#### [WHAT IS NEEDED]
State the number of lines with the string "this" in them, and nothing else.

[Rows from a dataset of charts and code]

>> BEGIN

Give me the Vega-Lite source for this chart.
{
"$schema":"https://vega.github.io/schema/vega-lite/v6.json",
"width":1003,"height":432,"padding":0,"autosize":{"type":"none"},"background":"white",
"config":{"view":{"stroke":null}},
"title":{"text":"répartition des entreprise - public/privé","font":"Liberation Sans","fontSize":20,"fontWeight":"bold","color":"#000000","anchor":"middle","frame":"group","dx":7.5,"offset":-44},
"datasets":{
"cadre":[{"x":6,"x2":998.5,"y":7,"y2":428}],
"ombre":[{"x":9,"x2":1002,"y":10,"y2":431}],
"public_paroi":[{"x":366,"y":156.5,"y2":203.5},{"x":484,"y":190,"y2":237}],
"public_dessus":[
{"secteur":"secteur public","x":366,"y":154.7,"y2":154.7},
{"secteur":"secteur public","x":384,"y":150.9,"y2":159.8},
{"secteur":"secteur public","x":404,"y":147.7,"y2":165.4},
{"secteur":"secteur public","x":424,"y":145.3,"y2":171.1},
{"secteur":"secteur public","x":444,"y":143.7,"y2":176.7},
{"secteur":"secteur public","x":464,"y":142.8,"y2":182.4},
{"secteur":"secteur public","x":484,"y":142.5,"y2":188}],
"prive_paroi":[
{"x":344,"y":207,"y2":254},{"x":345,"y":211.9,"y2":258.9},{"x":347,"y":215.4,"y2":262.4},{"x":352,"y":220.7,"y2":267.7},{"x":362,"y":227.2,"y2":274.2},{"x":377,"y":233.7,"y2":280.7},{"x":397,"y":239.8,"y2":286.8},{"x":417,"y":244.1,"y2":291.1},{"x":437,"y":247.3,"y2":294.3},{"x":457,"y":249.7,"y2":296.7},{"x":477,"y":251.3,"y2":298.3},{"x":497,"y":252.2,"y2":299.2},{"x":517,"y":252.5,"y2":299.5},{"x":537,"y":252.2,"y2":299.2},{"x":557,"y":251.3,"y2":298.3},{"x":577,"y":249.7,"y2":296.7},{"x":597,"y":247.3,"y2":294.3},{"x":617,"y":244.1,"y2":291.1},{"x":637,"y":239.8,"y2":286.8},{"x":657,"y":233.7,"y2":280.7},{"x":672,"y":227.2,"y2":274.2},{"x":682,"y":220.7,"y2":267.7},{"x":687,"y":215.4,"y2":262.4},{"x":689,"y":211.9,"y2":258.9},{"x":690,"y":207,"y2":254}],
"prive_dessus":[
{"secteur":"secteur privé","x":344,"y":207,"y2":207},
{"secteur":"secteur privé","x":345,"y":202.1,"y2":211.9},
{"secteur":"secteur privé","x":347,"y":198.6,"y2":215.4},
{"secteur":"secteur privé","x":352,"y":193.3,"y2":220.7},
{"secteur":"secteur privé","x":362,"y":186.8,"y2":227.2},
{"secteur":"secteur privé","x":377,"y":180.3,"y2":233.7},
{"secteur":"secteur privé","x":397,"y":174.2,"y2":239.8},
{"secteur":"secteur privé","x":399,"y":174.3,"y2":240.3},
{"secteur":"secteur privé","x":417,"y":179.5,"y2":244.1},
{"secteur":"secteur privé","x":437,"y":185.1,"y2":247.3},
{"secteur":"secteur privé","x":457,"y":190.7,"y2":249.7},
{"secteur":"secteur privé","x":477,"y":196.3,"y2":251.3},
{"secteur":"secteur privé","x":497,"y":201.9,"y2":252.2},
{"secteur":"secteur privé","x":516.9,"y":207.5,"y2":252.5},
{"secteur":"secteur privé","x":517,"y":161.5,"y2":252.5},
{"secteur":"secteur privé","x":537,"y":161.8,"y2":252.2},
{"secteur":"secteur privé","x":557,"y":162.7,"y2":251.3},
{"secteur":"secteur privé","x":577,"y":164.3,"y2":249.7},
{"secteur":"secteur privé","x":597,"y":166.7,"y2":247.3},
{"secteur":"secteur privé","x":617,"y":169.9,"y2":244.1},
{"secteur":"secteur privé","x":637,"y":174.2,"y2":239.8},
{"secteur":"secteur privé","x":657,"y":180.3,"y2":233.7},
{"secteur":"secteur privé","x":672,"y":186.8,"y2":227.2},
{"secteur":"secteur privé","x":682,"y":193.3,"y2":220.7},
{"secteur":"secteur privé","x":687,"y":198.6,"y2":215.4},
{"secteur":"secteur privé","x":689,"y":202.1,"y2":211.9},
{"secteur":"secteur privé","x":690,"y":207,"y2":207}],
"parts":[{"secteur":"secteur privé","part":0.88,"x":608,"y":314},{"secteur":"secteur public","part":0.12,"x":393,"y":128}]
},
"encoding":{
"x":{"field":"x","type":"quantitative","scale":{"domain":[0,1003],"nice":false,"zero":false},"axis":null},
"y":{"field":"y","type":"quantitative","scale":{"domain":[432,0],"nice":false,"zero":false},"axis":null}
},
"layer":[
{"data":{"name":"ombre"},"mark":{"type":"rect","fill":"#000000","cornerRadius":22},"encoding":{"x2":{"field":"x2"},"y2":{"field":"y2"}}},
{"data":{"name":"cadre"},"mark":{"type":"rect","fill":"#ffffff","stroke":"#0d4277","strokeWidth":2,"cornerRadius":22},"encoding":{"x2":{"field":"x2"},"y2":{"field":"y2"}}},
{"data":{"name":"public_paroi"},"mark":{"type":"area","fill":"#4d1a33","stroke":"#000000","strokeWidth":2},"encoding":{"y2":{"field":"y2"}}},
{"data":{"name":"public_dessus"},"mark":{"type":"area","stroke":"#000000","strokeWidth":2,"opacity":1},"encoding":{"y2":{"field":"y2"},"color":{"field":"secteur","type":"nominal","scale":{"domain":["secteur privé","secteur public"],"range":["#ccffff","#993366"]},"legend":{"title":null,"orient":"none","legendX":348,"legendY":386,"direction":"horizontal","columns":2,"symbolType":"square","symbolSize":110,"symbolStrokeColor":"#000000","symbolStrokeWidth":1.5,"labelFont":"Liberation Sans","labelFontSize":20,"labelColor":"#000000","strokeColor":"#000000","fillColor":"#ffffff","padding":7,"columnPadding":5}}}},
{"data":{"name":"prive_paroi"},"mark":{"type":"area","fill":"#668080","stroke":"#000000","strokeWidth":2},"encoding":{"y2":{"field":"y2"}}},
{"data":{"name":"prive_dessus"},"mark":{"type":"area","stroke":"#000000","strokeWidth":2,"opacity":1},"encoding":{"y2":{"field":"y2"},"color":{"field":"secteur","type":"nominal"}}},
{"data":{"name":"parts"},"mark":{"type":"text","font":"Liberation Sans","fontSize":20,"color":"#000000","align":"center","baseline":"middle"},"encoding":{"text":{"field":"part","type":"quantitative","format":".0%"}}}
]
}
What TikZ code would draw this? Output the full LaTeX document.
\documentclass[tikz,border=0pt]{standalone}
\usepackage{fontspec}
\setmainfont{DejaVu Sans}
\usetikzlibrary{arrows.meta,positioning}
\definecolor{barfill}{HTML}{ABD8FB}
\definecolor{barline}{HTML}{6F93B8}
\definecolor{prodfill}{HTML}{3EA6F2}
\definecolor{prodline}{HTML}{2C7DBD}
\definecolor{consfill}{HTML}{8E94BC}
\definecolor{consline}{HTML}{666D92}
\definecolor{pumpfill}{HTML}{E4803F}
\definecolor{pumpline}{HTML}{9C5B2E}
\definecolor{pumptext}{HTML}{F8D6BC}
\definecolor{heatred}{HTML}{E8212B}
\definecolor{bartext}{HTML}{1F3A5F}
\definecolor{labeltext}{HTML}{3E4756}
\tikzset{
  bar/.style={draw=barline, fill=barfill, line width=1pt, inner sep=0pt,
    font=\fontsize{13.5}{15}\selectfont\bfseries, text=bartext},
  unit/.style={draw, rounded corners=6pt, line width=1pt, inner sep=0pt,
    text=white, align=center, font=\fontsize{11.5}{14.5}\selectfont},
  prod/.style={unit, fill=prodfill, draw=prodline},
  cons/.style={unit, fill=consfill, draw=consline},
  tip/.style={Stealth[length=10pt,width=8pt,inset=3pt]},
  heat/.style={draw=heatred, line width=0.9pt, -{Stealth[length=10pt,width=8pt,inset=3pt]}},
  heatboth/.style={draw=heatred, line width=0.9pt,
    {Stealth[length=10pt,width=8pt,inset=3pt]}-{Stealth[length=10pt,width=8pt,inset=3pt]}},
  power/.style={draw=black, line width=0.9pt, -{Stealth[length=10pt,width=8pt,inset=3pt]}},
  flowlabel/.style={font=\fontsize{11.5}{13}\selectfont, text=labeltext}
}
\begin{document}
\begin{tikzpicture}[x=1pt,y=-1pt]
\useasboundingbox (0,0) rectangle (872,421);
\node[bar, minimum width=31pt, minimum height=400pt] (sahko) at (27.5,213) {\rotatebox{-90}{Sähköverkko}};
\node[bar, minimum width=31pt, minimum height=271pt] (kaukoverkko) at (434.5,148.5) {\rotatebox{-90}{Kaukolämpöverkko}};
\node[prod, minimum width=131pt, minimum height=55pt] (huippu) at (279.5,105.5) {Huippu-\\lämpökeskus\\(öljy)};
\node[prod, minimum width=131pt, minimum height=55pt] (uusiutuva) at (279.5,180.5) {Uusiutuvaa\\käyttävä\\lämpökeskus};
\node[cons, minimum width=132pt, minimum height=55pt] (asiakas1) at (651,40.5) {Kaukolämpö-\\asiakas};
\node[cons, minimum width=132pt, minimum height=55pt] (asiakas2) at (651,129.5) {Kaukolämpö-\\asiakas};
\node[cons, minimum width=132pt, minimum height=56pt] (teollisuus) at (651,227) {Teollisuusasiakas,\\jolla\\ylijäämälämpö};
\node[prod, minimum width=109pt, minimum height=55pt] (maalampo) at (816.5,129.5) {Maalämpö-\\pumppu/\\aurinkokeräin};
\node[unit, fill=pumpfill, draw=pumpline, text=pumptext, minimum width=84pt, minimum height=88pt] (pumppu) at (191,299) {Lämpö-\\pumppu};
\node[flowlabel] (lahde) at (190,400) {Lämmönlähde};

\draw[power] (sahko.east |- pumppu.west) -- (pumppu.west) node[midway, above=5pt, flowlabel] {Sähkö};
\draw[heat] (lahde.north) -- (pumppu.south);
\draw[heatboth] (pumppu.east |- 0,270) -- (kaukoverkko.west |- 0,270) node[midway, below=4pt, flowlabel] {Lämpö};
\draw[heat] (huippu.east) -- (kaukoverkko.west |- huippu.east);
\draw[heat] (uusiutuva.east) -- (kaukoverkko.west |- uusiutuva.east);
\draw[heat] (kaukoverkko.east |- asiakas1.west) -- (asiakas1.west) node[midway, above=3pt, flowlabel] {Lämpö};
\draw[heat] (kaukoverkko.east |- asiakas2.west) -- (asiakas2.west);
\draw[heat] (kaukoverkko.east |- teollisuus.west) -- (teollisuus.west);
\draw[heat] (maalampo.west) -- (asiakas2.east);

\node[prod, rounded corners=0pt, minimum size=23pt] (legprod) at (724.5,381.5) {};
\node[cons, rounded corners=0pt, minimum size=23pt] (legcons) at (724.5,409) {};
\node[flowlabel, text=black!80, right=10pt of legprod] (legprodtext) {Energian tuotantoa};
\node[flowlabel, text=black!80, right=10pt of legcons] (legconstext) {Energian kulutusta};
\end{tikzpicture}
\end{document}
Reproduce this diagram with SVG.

>> END

#### [OUTPUT BELOW]
3